To fly a plane like the Blue Angels do, you need to have a certain kind of attitude.  Confidence, a desire to be precise.  Or to be a surgeon.  We have a neighbor who is a cardiothoracic surgeon.  And there’s a certain attitude that one must have when taking the heart of a living human being and attempting to fix it, while also trying to not kill the person.   My attitude in an operating room would dwell on the don’t mess up, more than the “I’m saving this guy”.  Teachers need an attitude of kindness, clarity of direction, and a passion for educating.  Entrepreneurs have an attitude that says, “I can., I will.”  Attitude affects actions.  Wake up groggy and spill some milk and you’re unable to find your backpack.  You put your, “It’s going to be a bad day” attitude on and you are just a joy to be around.  Put on a thankful attitude and you come across to other people much differently. 
            Now, this sermon could devolve right now into a fluffy, “Keep your chin up” sermon where I say Jesus wants you to have a happy attitude.  Stay positive.  But that’s not the attitude Paul has in mind.  Is God always happy?  Is God always positive?  No.  So there must be space for other feelings.  Remember, the one word Paul would use for God is, “Grace”.  That’s the kind of attitude Christians are called to have at all times and in all places.  We are called to be gracious.  Sadness, grief, illness and even depression happen.  It’s not about cheering up.  Having an attitude of Grace persists through every broken part of life.  Prosperity, joy, perhaps even wealth and good fortune may happen for you.  For many of us that is true.  And we are easily tricked into thinking those are life’s goals.  “Have an attitude that achieves those goals.” Is what the world tells us to do.  But grace moves us to not prosper only for our own sake; but to share our joy, and our wealth, and to worship the one responsible for our good fortune.  Grace tempers our accomplishments and carries us through our failures.  A gracious attitude moves us to selflessness: regarding others as better than ourselves, looking to the interests of others.
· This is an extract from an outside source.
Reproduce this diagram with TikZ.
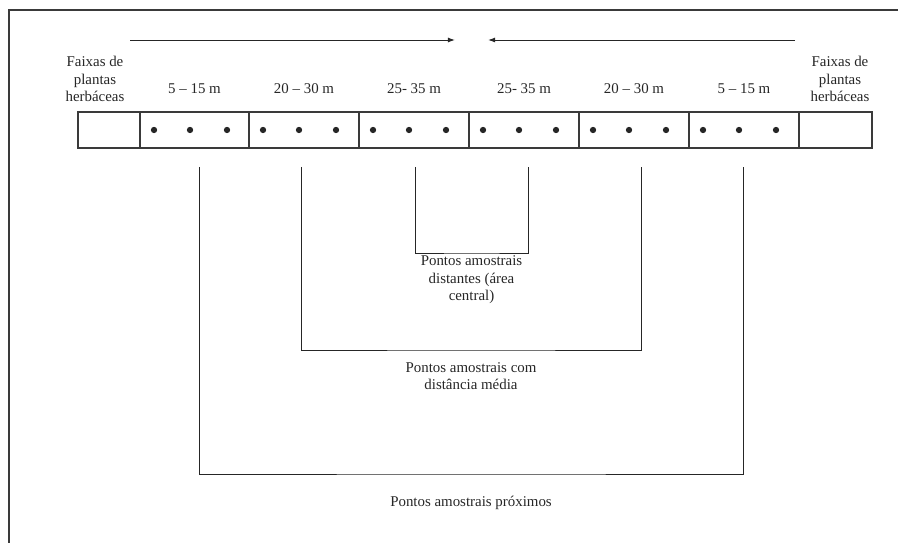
\documentclass[tikz,border=0pt]{standalone}
\usepackage{fontspec}
\setmainfont{Liberation Serif}
\usetikzlibrary{arrows.meta, positioning}
\definecolor{ink}{HTML}{262626}
\definecolor{frame}{HTML}{3A3A3A}

\begin{document}
\begin{tikzpicture}[x=0.025cm, y=-0.025cm, >={Latex[length=5pt, width=3.5pt]},
  cell/.style={draw=frame, line width=0.9pt, minimum height=0.9cm, inner sep=0pt, outer sep=0pt},
  pt/.style={fill=ink, circle, inner sep=0pt, minimum size=4.5pt},
  lbl/.style={font=\fontsize{10.6}{12.2}\selectfont, text=ink, align=center, inner sep=1pt},
  brk/.style={draw=ink, line width=0.7pt}]

\useasboundingbox (0,0) rectangle (898,543);

% Frame
\draw[frame, line width=1pt] (9,543) -- (9,10) -- (898,10);

% =========== Strip of cells ===========
\foreach \n/\l/\r in {0/78/140, 1/140/249, 2/249/359, 3/359/469, 4/469/579, 5/579/689, 6/689/799, 7/799/872}
  \node[cell, minimum width={(\r-\l)*0.025cm}] (c\n) at ({(\l+\r)/2},130) {};

% Sampling points
\foreach \n in {1,...,6}
  \foreach \d in {14,50,87}
    \node[pt] (d\n-\d) at ([xshift={\d*0.025cm}]c\n.west) {};

% Distance labels
\foreach \n/\t in {1/{5 – 15 m}, 2/{20 – 30 m}, 3/{25- 35 m}, 4/{25- 35 m}, 5/{20 – 30 m}, 6/{5 – 15 m}}
  \node[lbl, above=12.8pt of c\n, anchor=base] (r\n) {\t};

% Herbaceous strips
\node[lbl] (fl) at (95,79) {Faixas de\\plantas\\herbáceas};
\node[lbl] (fr) at (840,79) {Faixas de\\plantas\\herbáceas};

% Direction arrows
\coordinate (a1) at (130,40);
\coordinate (a2) at (455,40);
\coordinate (b1) at (795,40);
\coordinate (b2) at (488,40);
\draw[->, ink, line width=0.7pt] (a1) -- (a2);
\draw[->, ink, line width=0.7pt] (b1) -- (b2);

% =========== Brackets ===========
% distant
\coordinate (i1) at (415,167);
\coordinate (i2) at (528,167);
\coordinate (ib) at (471.5,253);
\draw[brk] (i1) |- (ib) -| (i2);
\node[lbl, below=1pt of ib] (il) {Pontos amostrais\\distantes (área\\central)};

% medium
\coordinate (m1) at (301,167);
\coordinate (m2) at (641,167);
\coordinate (mb) at (471,350);
\draw[brk] (m1) |- (mb) -| (m2);
\node[lbl, below=7.5pt of mb] (ml) {Pontos amostrais com\\distância média};

% near
\coordinate (o1) at (199,167);
\coordinate (o2) at (743,167);
\coordinate (ob) at (471,474);
\draw[brk] (o1) |- (ob) -| (o2);
\node[lbl, below=14.5pt of ob] (ol) {Pontos amostrais próximos};

\end{tikzpicture}
\end{document}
            To carry his point home, Paul invokes a well-known hymn of his day, “Though Christ was in the form of God, he did not regard equality with God as something to be exploited, but emptied himself, taking the form of a slave.”  In Christ, we are capable of that kind of attitude: to not regard our forgiven status as something to be exploited, but to empty ourselves for the sake of others.  Gracious.  TBTG.  Amen.